Duncan Grisby duncan@grisby.org
Sun Mar 23 22:12:02 2003


On Wednesday 19 March, ondrej@frcatel.fri.utc.sk wrote:

> This is what we have found. We used omniORB-4.0.1 client and Orbix2000
> server utilizing Orbix locator (in our example at port 10001). When
> everything goes fine, server and locator both run, there is no problem.
> When server crashes, client correctly reverts to initial identity and asks
> locator again. But, when server and locator both crash (which is our case,
> because Orbix2000 services seem to be a little bit unstable), omniORB core
> enters endless loop trying to establish connection.

Strange.

>    We have also found a
> hotfix for this: disabling scanning for idle connections causes this bug
> not to appear.

Even more strange.

The trace shows that the call to the location-forwarded reference
fails, so omniORB correctly reverts to the original location.

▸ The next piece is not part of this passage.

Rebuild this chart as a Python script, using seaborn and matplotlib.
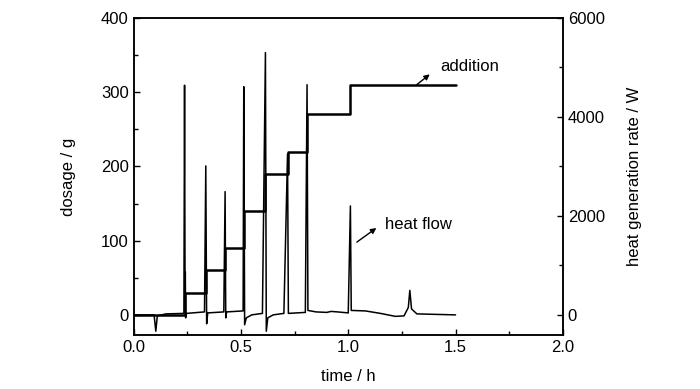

Then, it
tries to connect to the Orbix locator, and fails. At this stage, it
should give up, but it doesn't. The code doing the retry is in
omniObjRef.cc, in the invoke() function:

    catch(const giopStream::CommFailure& ex) {
      if (ex.retry()) continue;
      if( fwd ) {
	RECOVER_FORWARD;
	continue;
      }
    ...

The RECOVER_FORWARD macro is what happens on the first call. The only
way I can see that the other calls can retry is if the ex.retry()
returns true. That member is set in GIOP_C.cc, notifyCommFailure
function. That is only meant to set retry to true if the IOR contains
more than one address, and not all addresses have been tried yet. It's
possible there's a bug in that code, but I can't see it.

I'd suggest you try adding some logging info to omniObjRef.cc and
GIOP_C.cc in the places I've mentioned to see what's going on.

Cheers,

Duncan.

-- 
 -- Duncan Grisby         --
  -- duncan@grisby.org     --
   -- http://www.grisby.org --